После захвата Матвиейко с ним какое-то время работали в Москве и в Киеве, и после согласия выйти в эфир под нашим контролем поселили в оперативный особняк во Львов, где и продолжили работу. О работе с Матвиейко было известно узкому кругу сотрудников и только тем, кто имел к этому делу непосредственное отношение. В целях конспирации Матвиейко именовался в кругу посвященных под псевдонимом «Четвертый» (по номеру камеры внутренней тюрьмы). Так вот, приставленный для идеологического перевоспитания, надзора и работы с эмиcсаром-парашютистом оуновского закордонного центра в числе еще двух чекистов Слава Чубак принял такой тон, который сразу же вызвал бурю негодования в душе этого человека.

Во-первых, он считал себя превосходным игроком в шахматы, о чем поделился с оперработником, который по его просьбе, – а надо сказать, что любые пожелания «Четвертого» незамедлительно выполнялись, – приобрел шахматы. Они тут же сели играть, и Славка несколько раз подряд выиграл с блеском, продемонстрировав явное превосходство над партнером. Мало этого, он с ехидной усмешкой заметил, что если такие высокие руководители подполья, эмиссары ОУН, так плохо играют в шахматы, то теперь ему понятно, почему ОУН потерпела крах. Слава не обратил внимания, что «Четвертый» не просто внешне расстроился, но отказался от обеда и несколько дней находился в пресквернейшем настроении.

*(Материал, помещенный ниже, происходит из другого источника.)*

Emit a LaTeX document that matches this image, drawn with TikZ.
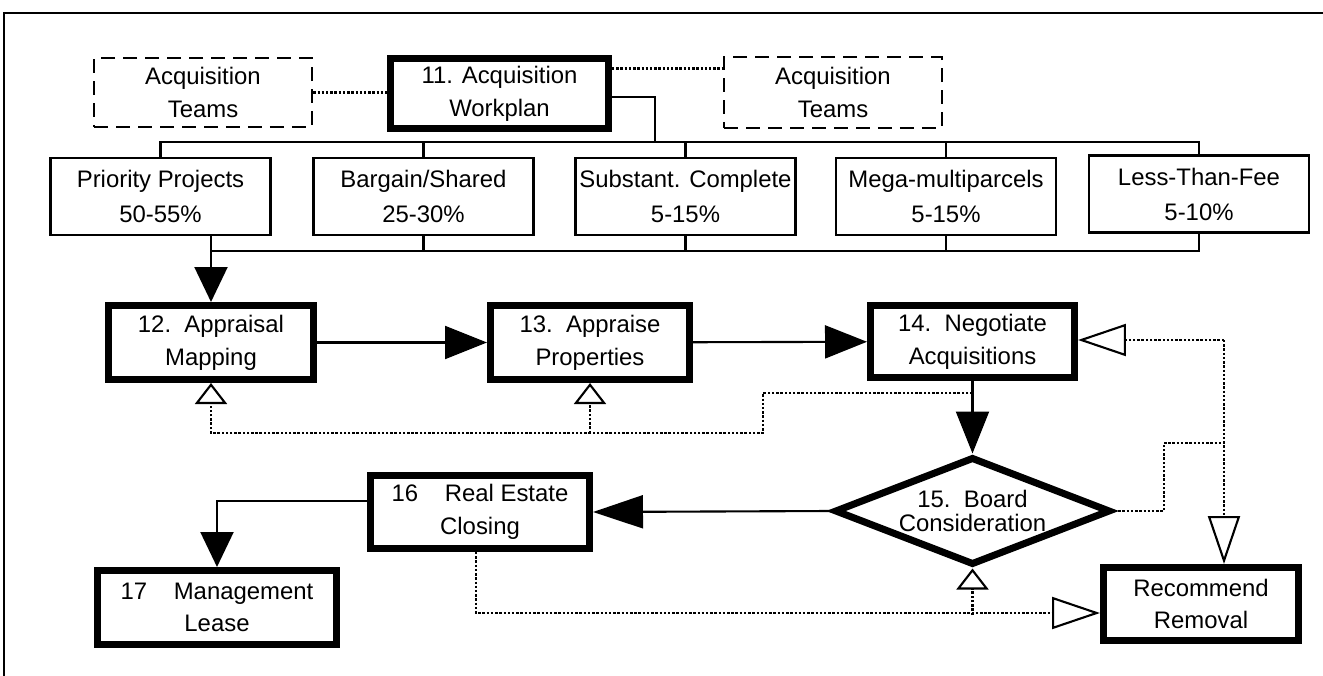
\documentclass[tikz,border=0pt]{standalone}
\usepackage{fontspec}
\setmainfont{Liberation Sans}
\usetikzlibrary{arrows.meta,shapes.geometric}

\begin{document}
\begin{tikzpicture}[x=0.02cm, y=-0.02cm,
  font=\fontsize{13.6}{18.6}\selectfont,
  box/.style={draw, line width=1.2pt, align=center, inner sep=0pt},
  catbox/.style={box, minimum width=4.4cm, minimum height=1.54cm, font=\fontsize{13.6}{19.9}\selectfont},
  mainbox/.style={draw, line width=4pt, align=center, inner sep=0pt},
  teambox/.style={box, line width=1.6pt, dash pattern=on 0.28cm off 0.16cm},
  conn/.style={line width=1.2pt},
  flow/.style={conn, -{Triangle[length=#1, width=0.66cm]}}, flow/.default=0.84cm,
  back/.style={line width=1.4pt, dash pattern=on 1.4pt off 1pt},
  backshort/.style={back, -{Triangle[open, length=0.42cm, width=0.64cm, line width=1.2pt]}},
  backlong/.style={back, -{Triangle[open, length=0.96cm, width=0.64cm, line width=1.2pt]}}]

\useasboundingbox (0,0) rectangle (1323,676);
\draw[line width=1.2pt] (4,676) -- (4,13) -- (1323,13);

\node[teambox, minimum width=4.36cm, minimum height=1.38cm] (teamsL) at (203,92.5) {Acquisition\\Teams};
\node[mainbox, minimum width=4.36cm, minimum height=1.40cm] (plan) at (499.5,93.5) {11. Acquisition\\Workplan};
\node[teambox, minimum width=4.36cm, minimum height=1.42cm] (teamsR) at (833,92.5) {Acquisition\\Teams};

\node[catbox] (prio) at (160.5,196.5) {Priority Projects\\50-55\%};
\node[catbox] (barg) at (423.5,196.5) {Bargain/Shared\\25-30\%};
\node[catbox] (subst) at (685.5,196.5) {Substant. Complete\\5-15\%};
\node[catbox] (mega) at (946,196.5) {Mega-multiparcels\\5-15\%};
\node[catbox] (ltf) at (1199,194) {Less-Than-Fee\\5-10\%};

\node[mainbox, minimum width=4.12cm, minimum height=1.48cm] (apm) at (211,342.5) {12.\ \ Appraisal\\Mapping};
\node[mainbox, minimum width=3.98cm, minimum height=1.48cm] (apr) at (590,342.5) {13.\ \ Appraise\\Properties};
\node[mainbox, minimum width=4.08cm, minimum height=1.44cm] (neg) at (972.5,341.5) {14.\ \ Negotiate\\Acquisitions};
\node[mainbox, diamond, aspect=2.55, minimum width=5.52cm, minimum height=2.16cm,
  font=\fontsize{13.6}{13.8}\selectfont] (board) at (972.5,511) {15.\ \ Board\\Consideration};
\node[mainbox, minimum width=4.38cm, minimum height=1.46cm] (close) at (480,512) {16\ \ \ \ Real Estate\\Closing};
\node[mainbox, minimum width=4.78cm, minimum height=1.48cm] (lease) at (217,607.5) {17\ \ \ \ Management\\Lease};
\node[mainbox, minimum width=3.90cm, minimum height=1.46cm] (remove) at (1201,604) {Recommend\\Removal};

\coordinate (tbus) at (655,142);
\coordinate (bbus) at (0,251);
\coordinate (fbtop) at (0,393);
\coordinate (fbrow) at (0,433);
\coordinate (fbbot) at (0,615);
\coordinate (fbr) at (1224,340);
\coordinate (fbmid) at (1224,443);

\draw[back] (teamsL.east) -- (teamsL.east -| plan.west);
\draw[back] ([yshift=0.5cm]plan.east) -- ([yshift=0.5cm]plan.east -| teamsR.west);
\draw[conn] ([yshift=-0.07cm]plan.east) -| (tbus);

\draw[conn] (prio.north) -- (prio.north |- tbus) -- (ltf.north |- tbus) -- (ltf.north);
\foreach \n in {barg,subst,mega}
  \draw[conn] (\n.north) -- (\n.north |- tbus);
\draw[conn] (apm.north |- bbus) -- (ltf.south |- bbus) -- (ltf.south);
\foreach \n in {barg,subst,mega}
  \draw[conn] (\n.south) -- (\n.south |- bbus);

\draw[flow=0.7cm] (apm.north |- prio.south) -- (apm.north);
\draw[flow] (apm) -- (apr);
\draw[flow] (apr) -- (neg);
\draw[flow] (neg) -- (board);
\draw[flow=1cm] (board.west) -- (close.east);
\draw[flow=0.7cm] ([yshift=0.22cm]close.west) -| (lease.north);

\draw[backshort] (neg.south |- fbtop) -| (763,433) -| (apm.south);
\draw[backshort] (apr.south |- fbrow) -- (apr.south);
\draw[back] (board.east) -- ++(50,0) |- (fbmid);
\draw[backlong] (fbr) -- (fbr -| neg.east);
\draw[backlong] (fbr) -- (fbr |- remove.north);
\draw[backlong] ([xshift=-0.08cm]close.south) |- ([yshift=-0.18cm]remove.west);
\draw[backshort] (board.south |- fbbot) -- (board.south);

\end{tikzpicture}
\end{document}
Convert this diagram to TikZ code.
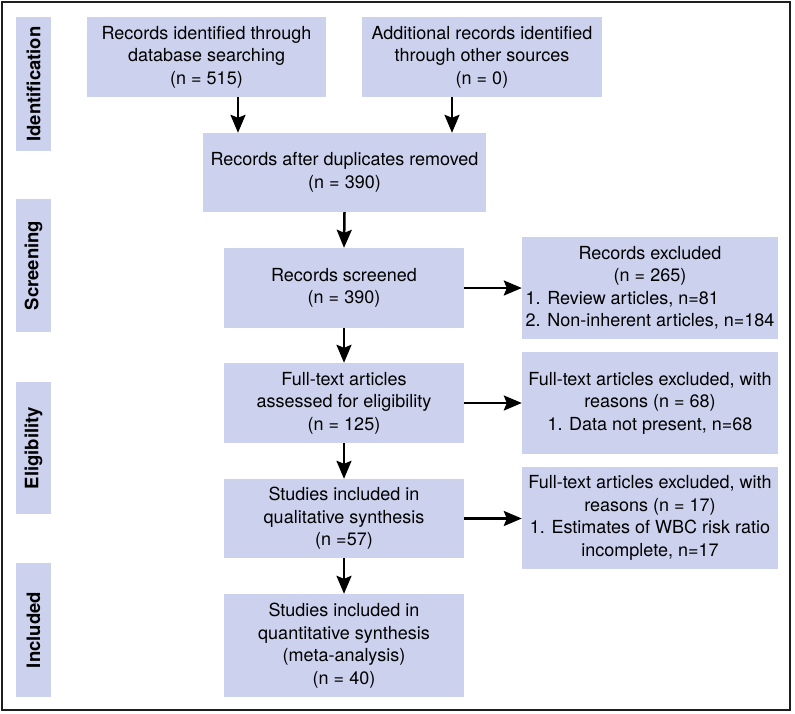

Спустя короткое время «Четвертому» по его желанию приобрели несколько модных костюмов и дорогую украинскую вышиванку»*. Объект удовлетворенно осмотрел себя в зеркале и сразу же предложил Чубаку пройтись по центру, по знаменитой львовской «стометровке». (Так львовяне называют короткий отрезок улицы, ведущей к оперному театру.) В общем, показаться народу. Пошли. «Четвертый», поймав брошенный в его сторону женский взгляд, сказал Чубаку:

– Вы видели, Слава, как эта женщина посмотрела на меня?

Слава мгновенно отреагировал:

– Да смотреть-то не на что. Тоже мне красавец. Домой приедете, посмотрите еще раз на себя в зеркало.